- _INPUT MATERIAL_
################
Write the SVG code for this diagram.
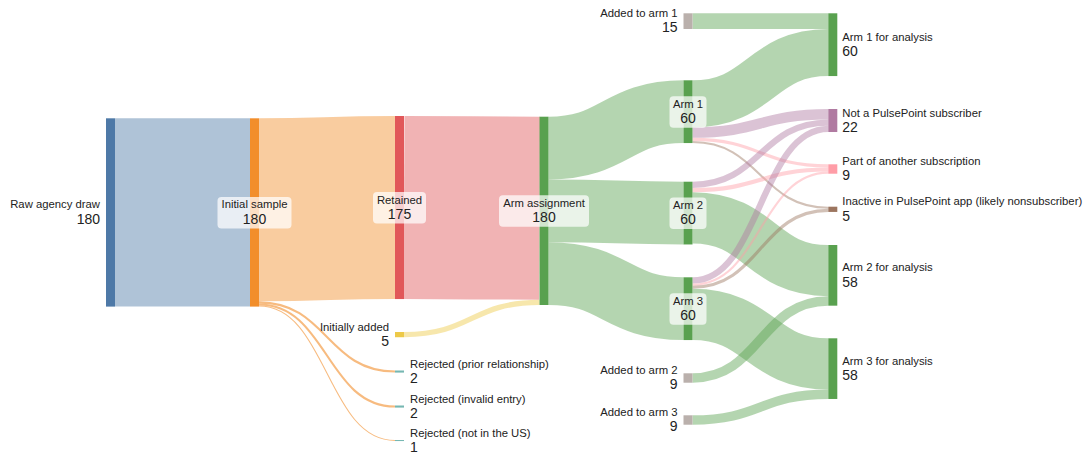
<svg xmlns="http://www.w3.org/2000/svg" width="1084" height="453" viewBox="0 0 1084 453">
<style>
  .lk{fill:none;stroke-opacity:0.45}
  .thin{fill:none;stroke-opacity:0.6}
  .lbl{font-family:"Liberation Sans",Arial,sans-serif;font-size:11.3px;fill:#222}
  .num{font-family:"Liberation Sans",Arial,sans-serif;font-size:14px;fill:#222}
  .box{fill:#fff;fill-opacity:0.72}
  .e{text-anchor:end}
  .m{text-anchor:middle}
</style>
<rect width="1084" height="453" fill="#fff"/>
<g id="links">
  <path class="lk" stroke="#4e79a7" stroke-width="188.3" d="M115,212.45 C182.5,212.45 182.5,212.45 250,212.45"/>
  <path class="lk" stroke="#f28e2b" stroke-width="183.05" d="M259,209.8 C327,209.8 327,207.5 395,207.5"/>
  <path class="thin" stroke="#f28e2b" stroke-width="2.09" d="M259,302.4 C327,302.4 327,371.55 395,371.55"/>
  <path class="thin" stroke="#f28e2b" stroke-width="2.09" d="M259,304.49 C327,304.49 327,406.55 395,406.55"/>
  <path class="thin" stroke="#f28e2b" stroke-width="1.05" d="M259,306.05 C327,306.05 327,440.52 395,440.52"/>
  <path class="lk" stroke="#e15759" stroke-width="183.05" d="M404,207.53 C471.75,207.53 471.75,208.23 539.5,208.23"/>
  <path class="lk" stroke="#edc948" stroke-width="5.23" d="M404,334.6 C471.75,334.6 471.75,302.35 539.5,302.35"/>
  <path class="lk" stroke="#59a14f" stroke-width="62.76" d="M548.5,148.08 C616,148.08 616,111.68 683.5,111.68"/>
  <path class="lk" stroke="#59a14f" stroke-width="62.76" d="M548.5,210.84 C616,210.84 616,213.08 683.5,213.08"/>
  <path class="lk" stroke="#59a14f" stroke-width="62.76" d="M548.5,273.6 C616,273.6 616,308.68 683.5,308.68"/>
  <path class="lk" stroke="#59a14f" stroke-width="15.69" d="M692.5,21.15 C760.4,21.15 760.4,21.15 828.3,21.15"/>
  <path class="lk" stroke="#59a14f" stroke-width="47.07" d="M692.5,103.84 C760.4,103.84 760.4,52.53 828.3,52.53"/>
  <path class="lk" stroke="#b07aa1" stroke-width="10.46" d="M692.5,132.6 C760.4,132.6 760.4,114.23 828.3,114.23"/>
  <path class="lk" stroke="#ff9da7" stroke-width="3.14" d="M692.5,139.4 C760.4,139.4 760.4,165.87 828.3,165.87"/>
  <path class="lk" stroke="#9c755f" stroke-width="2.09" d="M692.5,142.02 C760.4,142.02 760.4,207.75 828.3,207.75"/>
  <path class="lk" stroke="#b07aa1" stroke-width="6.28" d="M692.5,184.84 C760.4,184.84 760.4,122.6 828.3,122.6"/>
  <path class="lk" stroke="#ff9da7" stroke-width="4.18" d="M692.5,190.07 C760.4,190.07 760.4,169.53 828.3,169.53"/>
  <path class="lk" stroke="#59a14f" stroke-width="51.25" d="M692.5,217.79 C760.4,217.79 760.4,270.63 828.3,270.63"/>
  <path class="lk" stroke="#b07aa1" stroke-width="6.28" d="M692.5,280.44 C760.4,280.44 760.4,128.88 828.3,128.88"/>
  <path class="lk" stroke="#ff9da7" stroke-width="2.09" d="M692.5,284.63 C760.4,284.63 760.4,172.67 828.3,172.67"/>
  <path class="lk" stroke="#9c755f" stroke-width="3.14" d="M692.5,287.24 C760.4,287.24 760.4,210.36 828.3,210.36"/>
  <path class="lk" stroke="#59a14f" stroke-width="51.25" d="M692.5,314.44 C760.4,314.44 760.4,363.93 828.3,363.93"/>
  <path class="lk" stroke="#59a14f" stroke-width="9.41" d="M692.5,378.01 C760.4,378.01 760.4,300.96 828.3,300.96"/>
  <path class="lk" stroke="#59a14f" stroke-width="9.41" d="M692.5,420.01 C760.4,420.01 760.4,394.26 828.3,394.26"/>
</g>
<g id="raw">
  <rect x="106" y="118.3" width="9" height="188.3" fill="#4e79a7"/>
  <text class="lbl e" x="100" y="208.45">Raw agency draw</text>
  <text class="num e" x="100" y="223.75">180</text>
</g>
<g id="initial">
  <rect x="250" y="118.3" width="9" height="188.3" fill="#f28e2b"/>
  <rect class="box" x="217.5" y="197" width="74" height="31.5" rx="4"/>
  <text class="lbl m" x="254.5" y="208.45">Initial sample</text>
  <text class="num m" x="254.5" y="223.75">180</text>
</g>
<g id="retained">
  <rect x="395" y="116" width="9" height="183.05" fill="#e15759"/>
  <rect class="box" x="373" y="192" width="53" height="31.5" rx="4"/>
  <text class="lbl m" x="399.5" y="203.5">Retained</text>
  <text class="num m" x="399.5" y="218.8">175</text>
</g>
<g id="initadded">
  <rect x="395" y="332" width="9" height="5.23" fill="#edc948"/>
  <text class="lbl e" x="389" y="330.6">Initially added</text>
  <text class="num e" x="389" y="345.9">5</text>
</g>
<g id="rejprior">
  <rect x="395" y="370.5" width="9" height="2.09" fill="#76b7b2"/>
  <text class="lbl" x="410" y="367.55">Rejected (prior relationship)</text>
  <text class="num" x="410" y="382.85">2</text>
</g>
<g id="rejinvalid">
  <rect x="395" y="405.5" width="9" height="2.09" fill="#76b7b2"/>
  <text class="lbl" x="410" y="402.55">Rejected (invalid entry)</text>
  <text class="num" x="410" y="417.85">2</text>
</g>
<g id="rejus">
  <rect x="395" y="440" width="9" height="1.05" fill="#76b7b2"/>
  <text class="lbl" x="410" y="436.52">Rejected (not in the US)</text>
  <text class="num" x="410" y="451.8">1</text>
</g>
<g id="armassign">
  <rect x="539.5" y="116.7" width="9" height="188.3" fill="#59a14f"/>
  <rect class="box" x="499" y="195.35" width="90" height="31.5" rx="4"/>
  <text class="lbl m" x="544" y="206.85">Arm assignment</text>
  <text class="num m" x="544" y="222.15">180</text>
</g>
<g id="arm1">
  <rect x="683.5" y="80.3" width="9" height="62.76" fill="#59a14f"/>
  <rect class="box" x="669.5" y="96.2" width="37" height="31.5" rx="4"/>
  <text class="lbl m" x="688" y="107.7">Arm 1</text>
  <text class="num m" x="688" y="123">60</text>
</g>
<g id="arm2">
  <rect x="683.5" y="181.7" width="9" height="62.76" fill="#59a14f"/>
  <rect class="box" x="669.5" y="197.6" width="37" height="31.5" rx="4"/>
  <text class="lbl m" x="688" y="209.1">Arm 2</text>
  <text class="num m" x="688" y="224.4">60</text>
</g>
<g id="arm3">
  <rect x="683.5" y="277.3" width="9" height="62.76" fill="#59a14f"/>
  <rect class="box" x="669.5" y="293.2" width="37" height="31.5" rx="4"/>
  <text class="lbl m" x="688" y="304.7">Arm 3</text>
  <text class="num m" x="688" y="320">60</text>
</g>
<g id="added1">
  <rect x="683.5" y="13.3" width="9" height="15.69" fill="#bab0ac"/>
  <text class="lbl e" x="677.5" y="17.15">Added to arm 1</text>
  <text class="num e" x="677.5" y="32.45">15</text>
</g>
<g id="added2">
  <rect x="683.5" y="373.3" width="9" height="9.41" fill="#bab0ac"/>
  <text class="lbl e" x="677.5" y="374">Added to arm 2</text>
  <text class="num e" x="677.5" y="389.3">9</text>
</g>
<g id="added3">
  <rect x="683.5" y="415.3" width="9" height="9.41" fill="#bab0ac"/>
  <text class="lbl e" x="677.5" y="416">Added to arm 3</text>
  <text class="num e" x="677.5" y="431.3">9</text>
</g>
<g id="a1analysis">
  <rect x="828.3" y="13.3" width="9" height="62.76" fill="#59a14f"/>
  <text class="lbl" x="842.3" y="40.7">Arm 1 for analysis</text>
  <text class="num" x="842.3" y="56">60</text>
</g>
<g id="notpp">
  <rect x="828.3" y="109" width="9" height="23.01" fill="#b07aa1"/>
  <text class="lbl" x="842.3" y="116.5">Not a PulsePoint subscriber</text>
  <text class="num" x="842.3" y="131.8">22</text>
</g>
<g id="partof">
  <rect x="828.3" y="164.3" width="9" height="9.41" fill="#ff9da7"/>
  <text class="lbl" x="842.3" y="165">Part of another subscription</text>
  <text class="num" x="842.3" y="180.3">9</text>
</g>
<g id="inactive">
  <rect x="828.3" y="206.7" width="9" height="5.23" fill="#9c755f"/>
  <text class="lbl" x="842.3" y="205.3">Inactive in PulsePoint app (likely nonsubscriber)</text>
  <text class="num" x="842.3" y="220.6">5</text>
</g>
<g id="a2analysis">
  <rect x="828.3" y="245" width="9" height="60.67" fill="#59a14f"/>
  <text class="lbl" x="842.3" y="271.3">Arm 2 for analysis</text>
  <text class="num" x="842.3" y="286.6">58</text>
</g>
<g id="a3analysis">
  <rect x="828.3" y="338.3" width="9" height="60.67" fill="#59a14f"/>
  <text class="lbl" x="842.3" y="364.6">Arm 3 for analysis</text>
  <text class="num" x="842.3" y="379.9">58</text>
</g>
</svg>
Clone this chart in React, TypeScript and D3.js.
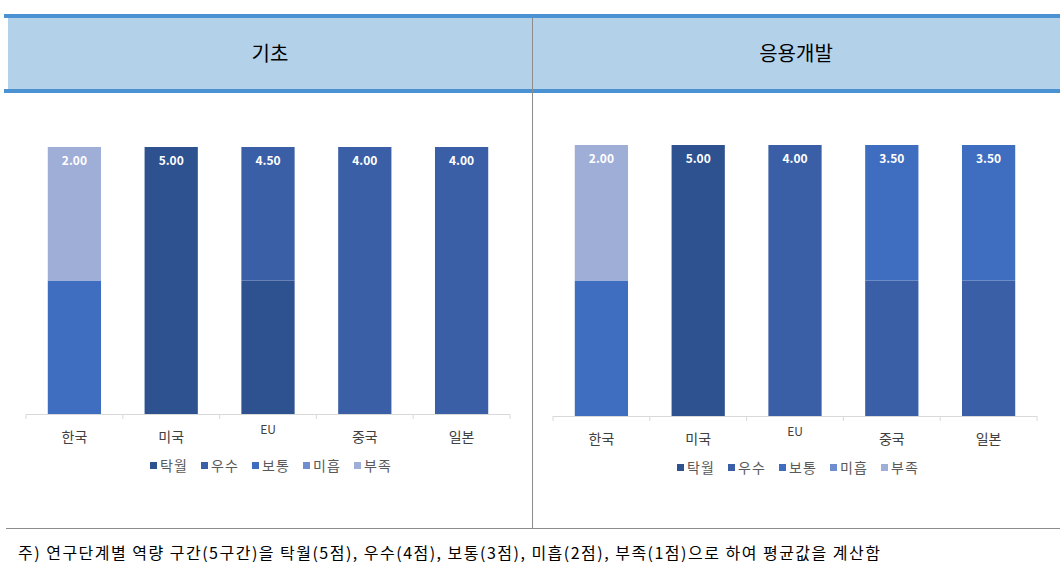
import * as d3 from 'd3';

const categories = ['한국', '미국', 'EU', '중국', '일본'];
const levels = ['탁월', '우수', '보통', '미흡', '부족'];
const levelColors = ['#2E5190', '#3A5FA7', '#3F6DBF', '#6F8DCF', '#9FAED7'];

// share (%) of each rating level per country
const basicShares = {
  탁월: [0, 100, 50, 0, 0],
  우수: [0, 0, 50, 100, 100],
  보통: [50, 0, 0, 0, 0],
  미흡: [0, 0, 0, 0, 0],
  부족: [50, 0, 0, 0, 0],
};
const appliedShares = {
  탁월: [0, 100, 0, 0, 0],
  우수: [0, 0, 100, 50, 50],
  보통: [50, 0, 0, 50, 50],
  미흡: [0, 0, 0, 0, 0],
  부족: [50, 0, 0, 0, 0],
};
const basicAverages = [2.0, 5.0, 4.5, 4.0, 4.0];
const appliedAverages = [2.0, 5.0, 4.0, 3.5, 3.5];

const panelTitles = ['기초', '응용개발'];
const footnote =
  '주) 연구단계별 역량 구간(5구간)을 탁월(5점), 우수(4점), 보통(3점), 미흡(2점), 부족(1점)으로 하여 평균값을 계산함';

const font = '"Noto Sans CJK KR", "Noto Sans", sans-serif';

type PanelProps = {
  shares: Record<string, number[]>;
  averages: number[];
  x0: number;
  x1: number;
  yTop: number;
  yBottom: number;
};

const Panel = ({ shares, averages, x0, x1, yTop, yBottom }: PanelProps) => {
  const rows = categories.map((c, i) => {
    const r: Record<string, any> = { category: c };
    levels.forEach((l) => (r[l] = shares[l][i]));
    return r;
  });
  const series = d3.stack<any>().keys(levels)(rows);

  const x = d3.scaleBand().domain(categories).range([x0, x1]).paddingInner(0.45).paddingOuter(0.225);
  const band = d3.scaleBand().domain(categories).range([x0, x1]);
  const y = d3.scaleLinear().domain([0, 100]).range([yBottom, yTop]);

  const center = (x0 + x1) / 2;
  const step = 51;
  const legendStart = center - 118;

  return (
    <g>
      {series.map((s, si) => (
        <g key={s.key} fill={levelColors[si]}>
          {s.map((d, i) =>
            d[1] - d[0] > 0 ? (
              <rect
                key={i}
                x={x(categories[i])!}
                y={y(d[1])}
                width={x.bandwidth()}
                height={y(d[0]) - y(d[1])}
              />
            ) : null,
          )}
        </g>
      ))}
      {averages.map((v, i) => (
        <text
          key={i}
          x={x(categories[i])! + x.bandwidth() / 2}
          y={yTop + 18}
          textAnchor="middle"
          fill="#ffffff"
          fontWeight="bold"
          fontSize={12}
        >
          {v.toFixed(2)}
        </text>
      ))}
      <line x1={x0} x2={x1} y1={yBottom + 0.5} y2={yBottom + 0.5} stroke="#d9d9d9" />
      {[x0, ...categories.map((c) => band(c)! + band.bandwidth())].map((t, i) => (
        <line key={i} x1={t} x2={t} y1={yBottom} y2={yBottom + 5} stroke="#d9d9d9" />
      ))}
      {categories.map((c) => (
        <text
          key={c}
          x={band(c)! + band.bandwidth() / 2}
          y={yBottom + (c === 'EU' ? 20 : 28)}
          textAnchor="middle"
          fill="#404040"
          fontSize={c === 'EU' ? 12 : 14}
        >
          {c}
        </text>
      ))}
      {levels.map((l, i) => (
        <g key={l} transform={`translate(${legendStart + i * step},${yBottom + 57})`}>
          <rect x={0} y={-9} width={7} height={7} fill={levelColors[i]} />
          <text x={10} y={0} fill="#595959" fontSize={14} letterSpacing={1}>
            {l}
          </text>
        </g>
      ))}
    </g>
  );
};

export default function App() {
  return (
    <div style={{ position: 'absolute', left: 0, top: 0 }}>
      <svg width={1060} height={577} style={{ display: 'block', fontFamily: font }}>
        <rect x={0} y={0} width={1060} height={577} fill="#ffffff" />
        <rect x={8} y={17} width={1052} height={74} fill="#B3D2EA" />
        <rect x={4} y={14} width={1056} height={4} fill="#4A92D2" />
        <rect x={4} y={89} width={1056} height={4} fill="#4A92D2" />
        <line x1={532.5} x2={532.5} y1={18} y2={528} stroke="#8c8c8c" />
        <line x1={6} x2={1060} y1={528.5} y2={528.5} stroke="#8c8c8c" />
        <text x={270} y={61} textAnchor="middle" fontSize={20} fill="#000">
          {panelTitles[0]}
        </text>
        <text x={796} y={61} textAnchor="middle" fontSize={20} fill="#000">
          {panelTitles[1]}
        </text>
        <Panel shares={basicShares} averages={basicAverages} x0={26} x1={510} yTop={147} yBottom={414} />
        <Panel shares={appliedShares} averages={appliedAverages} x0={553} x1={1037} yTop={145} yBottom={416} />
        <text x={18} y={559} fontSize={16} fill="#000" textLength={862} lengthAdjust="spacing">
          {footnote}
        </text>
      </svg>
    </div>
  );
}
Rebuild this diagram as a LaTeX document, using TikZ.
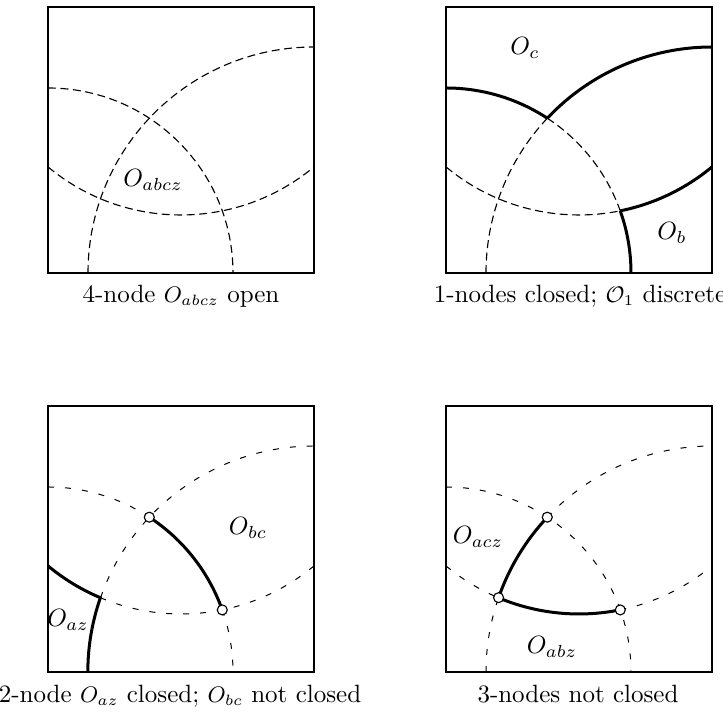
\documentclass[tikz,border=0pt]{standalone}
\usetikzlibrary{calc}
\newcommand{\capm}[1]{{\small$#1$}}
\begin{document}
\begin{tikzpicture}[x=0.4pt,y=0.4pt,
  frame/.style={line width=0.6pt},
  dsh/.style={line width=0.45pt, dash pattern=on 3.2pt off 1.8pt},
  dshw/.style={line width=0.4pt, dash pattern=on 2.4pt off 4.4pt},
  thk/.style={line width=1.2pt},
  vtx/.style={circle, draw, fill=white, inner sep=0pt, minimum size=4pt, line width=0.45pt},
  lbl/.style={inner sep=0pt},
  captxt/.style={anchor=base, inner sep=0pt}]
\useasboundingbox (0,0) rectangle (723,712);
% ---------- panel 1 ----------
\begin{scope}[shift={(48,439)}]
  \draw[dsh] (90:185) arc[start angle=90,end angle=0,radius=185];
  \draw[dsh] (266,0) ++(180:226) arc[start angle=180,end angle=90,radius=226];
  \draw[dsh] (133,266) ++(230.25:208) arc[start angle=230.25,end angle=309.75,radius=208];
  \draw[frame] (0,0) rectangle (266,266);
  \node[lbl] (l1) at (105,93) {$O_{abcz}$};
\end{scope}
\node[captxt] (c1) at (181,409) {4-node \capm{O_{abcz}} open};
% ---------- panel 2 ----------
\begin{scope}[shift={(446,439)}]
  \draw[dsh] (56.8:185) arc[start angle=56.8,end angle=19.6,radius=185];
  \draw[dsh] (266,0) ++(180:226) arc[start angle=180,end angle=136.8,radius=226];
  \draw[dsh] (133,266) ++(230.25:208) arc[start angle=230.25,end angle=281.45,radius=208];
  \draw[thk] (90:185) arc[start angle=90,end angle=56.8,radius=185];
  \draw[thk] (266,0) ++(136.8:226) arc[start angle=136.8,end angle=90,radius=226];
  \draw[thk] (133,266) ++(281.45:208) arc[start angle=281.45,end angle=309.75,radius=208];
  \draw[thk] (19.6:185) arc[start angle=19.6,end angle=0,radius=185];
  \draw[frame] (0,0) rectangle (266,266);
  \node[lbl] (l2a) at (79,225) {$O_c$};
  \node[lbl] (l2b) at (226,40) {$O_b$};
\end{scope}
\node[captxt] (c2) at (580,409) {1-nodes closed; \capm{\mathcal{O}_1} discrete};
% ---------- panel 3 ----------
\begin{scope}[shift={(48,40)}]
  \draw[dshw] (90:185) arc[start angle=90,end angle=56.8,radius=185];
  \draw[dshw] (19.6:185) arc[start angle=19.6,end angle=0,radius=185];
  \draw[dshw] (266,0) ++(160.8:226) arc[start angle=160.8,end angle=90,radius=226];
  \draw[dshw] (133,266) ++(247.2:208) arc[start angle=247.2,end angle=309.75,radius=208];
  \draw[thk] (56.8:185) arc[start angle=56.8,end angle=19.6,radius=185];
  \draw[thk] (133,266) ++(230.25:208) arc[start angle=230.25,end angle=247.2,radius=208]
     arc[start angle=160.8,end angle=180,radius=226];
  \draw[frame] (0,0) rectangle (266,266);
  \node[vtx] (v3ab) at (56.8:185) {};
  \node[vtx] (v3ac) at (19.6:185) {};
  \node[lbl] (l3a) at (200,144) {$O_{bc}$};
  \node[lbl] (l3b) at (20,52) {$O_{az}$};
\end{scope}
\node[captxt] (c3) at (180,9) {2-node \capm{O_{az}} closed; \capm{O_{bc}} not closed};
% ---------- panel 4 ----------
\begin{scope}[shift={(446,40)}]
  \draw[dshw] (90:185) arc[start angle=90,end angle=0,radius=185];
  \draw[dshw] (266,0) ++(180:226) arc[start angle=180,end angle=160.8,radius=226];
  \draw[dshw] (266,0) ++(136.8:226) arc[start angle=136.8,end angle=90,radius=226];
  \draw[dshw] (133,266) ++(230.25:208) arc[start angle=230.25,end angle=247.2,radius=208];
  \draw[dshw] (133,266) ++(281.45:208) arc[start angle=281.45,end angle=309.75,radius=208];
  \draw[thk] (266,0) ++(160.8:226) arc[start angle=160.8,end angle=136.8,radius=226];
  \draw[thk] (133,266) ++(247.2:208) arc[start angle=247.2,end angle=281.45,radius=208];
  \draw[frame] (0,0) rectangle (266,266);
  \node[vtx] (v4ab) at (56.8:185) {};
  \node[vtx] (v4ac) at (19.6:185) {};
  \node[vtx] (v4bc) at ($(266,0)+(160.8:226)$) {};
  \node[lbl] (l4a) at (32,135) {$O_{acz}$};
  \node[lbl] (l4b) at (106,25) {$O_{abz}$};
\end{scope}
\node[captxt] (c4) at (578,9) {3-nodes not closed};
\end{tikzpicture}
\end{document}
################
- _JOB_
From the entries, copy out each line containing the word "this".

- _SOLUTION_
Write the SVG code for this diagram.
Clone this chart in React, TypeScript and D3.js.
Rebuild this diagram as a LaTeX document, using TikZ.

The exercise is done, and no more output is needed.